**GIVEN INSTRUCTION:**
Find, in the records below, the line that contains "Give me the D3.js source for this chart." and the line that contains "const stretch = 1.14". Copy those two lines and everything between them exactly, but not the pictures.

(Charts and diagrams as code)
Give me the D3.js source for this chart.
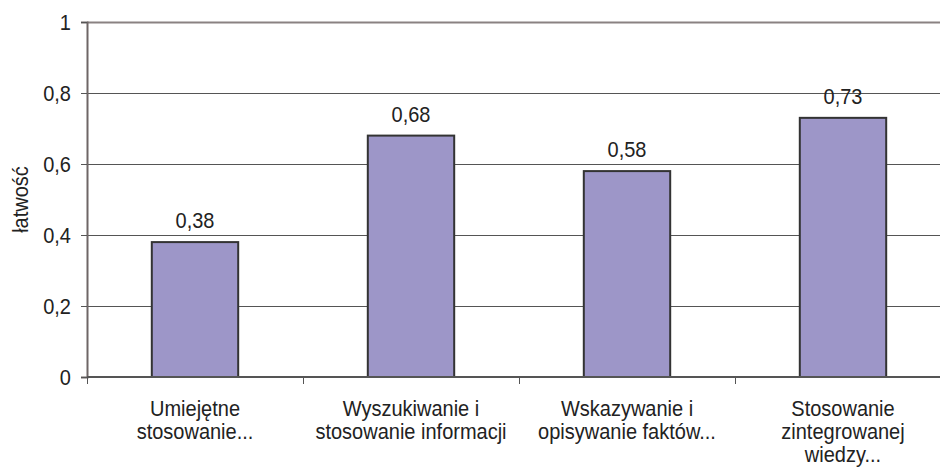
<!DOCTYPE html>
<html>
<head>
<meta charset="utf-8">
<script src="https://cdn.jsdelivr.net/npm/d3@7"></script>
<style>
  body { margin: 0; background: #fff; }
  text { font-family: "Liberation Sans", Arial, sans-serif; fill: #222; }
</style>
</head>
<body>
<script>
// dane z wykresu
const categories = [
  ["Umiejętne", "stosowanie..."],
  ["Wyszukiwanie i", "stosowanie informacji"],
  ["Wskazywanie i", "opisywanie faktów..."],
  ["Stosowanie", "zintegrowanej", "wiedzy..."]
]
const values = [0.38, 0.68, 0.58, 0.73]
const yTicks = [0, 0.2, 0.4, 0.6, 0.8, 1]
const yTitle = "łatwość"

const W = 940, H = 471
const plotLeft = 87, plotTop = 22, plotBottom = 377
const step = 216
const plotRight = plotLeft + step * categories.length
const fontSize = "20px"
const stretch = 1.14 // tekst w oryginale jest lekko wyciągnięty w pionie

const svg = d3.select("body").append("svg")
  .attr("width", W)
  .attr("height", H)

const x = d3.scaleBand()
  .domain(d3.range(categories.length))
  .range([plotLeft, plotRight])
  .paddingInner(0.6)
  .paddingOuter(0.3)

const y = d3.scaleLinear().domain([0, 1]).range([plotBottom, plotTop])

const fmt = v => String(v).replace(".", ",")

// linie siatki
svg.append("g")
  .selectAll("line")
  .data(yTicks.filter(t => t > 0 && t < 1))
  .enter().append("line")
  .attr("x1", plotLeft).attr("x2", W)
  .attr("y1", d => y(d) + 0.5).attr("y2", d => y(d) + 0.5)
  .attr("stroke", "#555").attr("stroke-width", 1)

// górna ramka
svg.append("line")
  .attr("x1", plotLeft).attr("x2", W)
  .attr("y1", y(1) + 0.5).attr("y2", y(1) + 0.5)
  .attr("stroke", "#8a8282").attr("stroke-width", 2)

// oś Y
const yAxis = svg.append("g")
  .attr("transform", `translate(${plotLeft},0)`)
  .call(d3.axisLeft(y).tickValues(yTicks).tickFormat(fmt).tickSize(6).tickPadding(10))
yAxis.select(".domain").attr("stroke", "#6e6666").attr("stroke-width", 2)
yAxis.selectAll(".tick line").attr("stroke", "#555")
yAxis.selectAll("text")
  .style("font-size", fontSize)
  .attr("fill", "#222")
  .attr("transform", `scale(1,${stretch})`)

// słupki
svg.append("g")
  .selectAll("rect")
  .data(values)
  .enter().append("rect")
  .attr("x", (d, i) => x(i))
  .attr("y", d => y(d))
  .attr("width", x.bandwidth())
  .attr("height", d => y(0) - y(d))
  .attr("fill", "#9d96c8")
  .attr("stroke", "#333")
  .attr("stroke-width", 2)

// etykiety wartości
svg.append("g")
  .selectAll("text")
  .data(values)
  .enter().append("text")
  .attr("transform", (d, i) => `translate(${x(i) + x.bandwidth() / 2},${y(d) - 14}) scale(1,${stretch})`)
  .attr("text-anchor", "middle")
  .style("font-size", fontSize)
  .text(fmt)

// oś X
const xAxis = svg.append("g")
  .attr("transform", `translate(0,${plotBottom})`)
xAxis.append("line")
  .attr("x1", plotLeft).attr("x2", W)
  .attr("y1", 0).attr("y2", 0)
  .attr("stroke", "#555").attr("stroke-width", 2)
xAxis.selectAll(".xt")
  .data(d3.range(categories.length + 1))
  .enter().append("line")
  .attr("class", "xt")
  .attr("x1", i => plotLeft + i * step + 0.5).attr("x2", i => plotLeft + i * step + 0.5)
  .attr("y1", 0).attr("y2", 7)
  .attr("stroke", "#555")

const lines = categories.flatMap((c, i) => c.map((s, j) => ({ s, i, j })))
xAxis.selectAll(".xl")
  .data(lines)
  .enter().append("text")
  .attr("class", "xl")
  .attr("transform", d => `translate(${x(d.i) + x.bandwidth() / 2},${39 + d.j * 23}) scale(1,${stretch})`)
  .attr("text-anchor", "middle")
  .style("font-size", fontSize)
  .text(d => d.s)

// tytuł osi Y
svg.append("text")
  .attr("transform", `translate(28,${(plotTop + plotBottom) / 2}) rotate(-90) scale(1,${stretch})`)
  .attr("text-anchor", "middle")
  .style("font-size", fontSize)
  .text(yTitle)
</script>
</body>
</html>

---

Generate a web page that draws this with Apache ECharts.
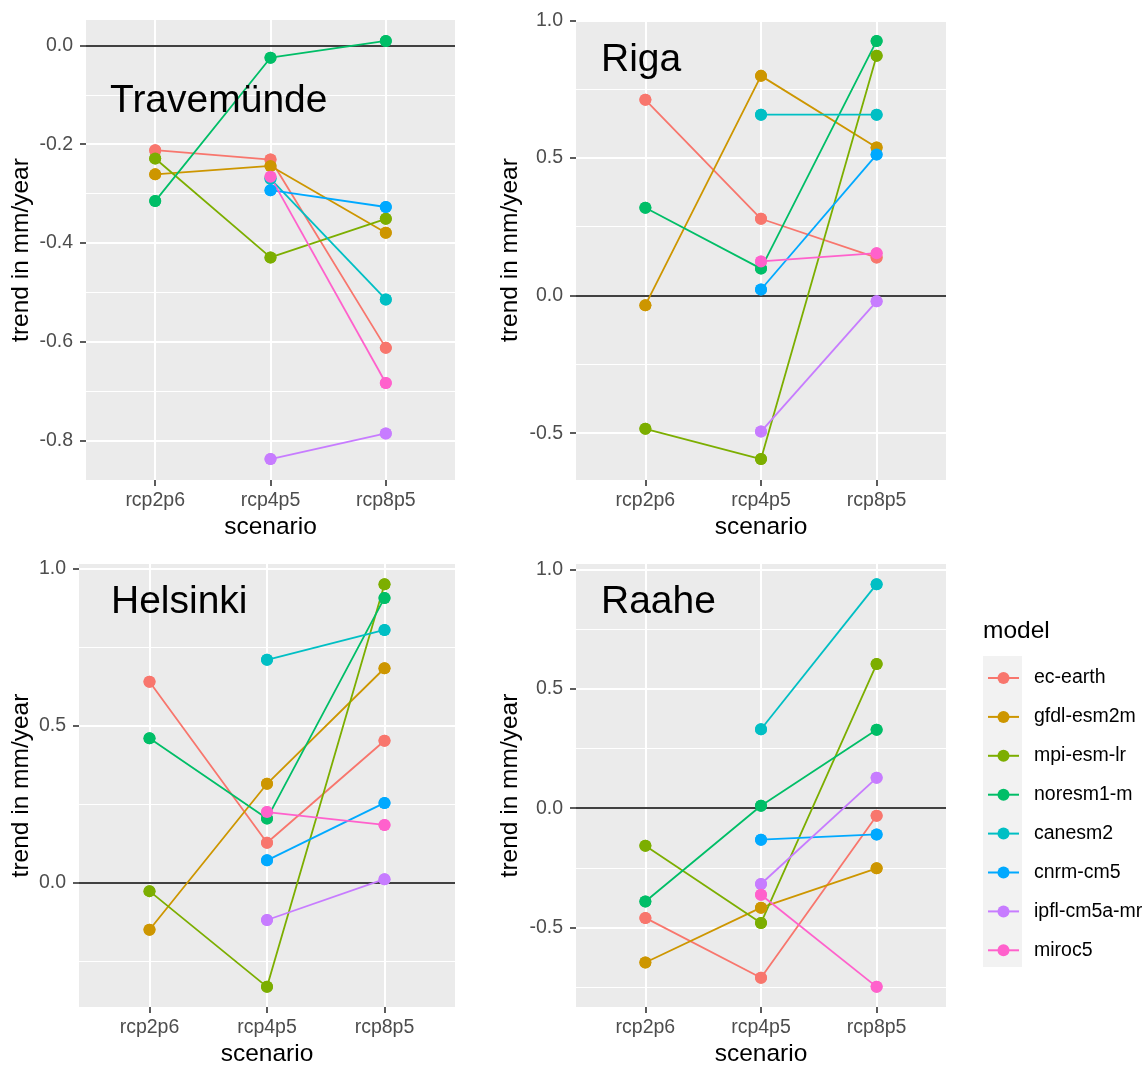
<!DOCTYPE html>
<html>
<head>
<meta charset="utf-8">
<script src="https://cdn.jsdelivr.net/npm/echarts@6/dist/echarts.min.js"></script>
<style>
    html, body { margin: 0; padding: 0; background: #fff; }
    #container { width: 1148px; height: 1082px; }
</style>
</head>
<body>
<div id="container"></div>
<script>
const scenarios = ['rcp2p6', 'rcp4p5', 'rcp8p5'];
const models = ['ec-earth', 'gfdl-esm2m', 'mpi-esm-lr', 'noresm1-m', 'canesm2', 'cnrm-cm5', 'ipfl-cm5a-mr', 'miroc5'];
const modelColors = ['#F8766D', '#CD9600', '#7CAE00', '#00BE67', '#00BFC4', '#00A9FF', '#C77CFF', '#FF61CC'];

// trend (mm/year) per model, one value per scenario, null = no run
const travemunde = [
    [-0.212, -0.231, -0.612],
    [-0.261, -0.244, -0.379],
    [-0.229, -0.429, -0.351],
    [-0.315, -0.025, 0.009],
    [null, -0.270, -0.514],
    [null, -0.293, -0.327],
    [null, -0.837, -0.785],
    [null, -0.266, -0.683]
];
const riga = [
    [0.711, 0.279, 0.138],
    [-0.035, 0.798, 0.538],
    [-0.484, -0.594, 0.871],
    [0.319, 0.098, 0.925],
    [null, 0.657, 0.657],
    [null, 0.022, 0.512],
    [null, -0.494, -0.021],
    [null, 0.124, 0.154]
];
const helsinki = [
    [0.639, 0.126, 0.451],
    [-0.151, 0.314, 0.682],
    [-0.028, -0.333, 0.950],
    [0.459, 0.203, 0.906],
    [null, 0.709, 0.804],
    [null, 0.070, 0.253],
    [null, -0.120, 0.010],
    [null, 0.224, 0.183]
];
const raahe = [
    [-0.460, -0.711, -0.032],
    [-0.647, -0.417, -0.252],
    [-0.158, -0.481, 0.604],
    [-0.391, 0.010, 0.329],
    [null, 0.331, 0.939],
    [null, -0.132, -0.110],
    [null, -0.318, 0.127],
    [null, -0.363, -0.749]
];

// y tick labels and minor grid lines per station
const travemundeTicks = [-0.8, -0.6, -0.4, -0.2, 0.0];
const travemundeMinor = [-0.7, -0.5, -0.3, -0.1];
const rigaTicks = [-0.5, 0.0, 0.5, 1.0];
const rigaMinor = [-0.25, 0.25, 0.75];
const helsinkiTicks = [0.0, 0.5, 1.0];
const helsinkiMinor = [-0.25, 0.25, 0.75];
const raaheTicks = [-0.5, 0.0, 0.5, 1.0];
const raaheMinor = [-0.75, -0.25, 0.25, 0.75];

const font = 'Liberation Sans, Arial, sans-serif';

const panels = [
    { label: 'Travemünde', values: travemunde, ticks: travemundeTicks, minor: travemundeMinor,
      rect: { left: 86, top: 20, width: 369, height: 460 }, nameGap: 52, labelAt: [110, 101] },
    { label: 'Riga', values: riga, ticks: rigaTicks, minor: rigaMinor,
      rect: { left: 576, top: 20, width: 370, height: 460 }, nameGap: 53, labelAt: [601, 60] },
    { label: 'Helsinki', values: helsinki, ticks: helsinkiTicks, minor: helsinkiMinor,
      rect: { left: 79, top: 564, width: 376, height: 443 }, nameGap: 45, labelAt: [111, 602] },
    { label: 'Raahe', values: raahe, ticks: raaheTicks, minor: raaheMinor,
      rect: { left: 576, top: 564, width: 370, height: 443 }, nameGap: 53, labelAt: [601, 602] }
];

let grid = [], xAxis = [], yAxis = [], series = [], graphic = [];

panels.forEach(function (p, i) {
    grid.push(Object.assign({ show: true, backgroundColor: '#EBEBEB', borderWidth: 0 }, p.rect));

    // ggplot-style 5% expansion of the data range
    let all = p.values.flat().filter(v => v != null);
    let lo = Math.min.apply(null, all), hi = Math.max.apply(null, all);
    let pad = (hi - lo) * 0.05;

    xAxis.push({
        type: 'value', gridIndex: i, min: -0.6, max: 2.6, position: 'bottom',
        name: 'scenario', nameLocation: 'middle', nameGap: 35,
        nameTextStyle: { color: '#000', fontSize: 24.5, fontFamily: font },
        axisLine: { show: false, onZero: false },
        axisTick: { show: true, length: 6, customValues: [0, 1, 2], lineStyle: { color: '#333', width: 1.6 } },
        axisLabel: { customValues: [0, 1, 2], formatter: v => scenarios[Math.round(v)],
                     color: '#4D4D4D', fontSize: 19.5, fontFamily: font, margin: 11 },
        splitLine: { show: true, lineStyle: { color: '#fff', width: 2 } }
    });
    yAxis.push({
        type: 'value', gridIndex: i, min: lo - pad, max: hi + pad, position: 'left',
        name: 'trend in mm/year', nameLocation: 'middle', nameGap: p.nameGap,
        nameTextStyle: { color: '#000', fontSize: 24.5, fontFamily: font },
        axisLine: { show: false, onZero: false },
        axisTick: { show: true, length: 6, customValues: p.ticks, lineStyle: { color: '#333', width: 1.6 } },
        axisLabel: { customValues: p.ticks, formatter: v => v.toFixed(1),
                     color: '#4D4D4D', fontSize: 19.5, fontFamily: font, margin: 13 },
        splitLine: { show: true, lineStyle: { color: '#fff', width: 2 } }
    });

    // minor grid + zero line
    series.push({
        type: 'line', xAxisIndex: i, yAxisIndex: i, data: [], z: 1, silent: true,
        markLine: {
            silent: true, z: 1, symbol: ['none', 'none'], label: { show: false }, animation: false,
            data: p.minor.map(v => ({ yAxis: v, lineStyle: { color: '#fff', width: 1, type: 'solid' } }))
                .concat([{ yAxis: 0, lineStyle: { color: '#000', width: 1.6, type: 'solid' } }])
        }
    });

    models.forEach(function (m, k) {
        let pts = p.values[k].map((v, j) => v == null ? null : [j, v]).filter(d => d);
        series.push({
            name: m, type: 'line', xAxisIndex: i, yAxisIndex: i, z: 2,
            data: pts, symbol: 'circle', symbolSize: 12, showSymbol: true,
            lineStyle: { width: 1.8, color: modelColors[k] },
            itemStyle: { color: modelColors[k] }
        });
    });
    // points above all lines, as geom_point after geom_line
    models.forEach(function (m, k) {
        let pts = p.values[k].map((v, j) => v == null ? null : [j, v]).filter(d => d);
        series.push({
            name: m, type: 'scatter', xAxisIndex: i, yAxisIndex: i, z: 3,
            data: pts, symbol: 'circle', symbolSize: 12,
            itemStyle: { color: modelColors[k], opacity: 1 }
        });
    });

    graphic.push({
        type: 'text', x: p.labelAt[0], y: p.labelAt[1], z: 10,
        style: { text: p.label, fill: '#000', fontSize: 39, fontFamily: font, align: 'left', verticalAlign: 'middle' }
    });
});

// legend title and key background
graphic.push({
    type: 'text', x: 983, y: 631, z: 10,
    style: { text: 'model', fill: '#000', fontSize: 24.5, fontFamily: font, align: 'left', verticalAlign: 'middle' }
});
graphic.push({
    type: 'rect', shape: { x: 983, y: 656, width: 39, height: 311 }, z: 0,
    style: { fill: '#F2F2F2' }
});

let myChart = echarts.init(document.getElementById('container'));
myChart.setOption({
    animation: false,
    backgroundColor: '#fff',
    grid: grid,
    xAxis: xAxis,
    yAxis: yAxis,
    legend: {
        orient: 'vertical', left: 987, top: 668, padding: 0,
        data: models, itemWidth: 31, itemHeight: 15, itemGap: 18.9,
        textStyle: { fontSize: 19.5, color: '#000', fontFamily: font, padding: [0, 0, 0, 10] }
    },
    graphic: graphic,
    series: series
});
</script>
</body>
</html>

...

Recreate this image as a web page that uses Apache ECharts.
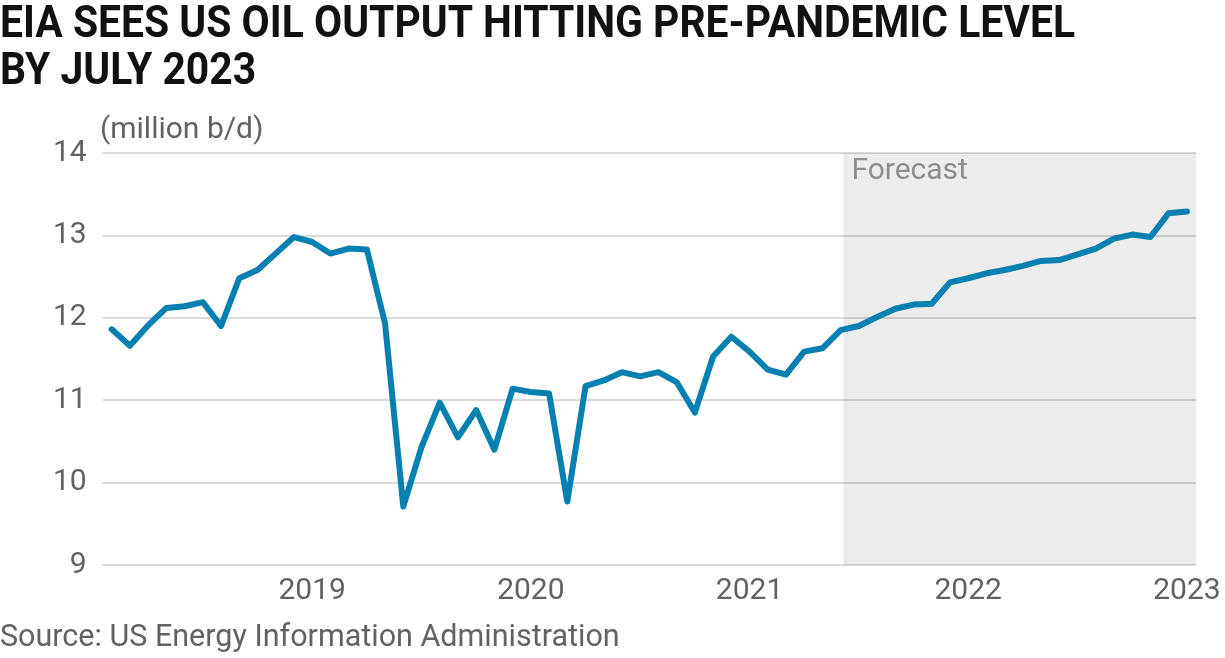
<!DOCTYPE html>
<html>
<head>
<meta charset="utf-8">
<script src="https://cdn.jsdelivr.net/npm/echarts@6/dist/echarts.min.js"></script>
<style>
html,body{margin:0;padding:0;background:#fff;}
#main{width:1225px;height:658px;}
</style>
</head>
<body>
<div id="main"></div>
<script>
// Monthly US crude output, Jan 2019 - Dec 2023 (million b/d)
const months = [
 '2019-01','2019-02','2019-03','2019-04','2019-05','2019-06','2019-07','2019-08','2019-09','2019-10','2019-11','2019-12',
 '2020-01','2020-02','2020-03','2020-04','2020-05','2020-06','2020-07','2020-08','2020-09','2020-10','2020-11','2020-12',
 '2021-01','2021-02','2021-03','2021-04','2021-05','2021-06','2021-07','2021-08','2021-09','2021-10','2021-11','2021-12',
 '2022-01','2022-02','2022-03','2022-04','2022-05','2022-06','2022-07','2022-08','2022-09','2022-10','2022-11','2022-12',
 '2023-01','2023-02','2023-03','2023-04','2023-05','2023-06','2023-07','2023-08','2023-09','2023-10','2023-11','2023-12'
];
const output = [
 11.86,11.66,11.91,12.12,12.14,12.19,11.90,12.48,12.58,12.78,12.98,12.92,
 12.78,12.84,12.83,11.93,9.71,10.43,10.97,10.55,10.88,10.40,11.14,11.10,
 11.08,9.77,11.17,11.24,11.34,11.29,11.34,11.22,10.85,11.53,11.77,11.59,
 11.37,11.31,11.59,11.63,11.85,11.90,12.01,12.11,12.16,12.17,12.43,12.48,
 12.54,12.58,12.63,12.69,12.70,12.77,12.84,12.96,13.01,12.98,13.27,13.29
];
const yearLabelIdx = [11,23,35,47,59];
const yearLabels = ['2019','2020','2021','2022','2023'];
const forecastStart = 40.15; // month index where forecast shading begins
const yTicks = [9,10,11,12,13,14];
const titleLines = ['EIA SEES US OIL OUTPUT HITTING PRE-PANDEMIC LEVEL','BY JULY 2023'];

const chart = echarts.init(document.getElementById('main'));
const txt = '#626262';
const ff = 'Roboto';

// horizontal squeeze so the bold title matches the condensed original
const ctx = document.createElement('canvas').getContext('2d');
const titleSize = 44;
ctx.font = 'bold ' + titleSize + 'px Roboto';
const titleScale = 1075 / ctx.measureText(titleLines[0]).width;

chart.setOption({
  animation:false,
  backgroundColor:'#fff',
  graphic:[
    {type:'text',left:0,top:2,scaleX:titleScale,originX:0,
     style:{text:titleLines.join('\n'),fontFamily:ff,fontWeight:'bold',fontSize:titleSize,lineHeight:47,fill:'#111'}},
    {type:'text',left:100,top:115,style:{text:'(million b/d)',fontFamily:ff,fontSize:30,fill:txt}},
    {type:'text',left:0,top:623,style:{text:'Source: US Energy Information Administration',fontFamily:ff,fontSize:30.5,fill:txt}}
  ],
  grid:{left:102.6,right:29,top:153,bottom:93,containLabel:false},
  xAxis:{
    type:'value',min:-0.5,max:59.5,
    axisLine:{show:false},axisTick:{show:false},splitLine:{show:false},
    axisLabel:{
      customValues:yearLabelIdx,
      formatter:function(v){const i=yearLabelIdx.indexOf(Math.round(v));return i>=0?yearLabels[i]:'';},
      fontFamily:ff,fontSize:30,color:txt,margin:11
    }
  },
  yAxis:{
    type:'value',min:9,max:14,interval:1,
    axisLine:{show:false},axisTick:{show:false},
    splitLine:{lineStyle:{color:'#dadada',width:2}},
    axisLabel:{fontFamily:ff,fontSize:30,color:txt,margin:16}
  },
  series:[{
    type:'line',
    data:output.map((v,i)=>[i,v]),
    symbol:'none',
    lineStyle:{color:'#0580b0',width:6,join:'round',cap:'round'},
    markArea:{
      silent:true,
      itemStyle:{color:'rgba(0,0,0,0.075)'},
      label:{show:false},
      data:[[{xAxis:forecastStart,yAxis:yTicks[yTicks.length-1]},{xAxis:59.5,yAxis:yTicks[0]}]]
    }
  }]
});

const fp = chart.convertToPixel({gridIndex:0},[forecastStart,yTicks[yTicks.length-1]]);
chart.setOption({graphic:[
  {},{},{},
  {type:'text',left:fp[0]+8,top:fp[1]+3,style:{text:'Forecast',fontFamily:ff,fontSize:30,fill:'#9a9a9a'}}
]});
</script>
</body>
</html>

**CORRECT RESPONSE:**
Give me the D3.js source for this chart.
<!DOCTYPE html>
<html>
<head>
<meta charset="utf-8">
<script src="https://cdn.jsdelivr.net/npm/d3@7"></script>
<style>
  body { margin: 0; background: #fff; }
  text { font-family: "Liberation Sans", Arial, sans-serif; fill: #222; }
</style>
</head>
<body>
<script>
// dane z wykresu
const categories = [
  ["Umiejętne", "stosowanie..."],
  ["Wyszukiwanie i", "stosowanie informacji"],
  ["Wskazywanie i", "opisywanie faktów..."],
  ["Stosowanie", "zintegrowanej", "wiedzy..."]
]
const values = [0.38, 0.68, 0.58, 0.73]
const yTicks = [0, 0.2, 0.4, 0.6, 0.8, 1]
const yTitle = "łatwość"

const W = 940, H = 471
const plotLeft = 87, plotTop = 22, plotBottom = 377
const step = 216
const plotRight = plotLeft + step * categories.length
const fontSize = "20px"
const stretch = 1.14 // tekst w oryginale jest lekko wyciągnięty w pionie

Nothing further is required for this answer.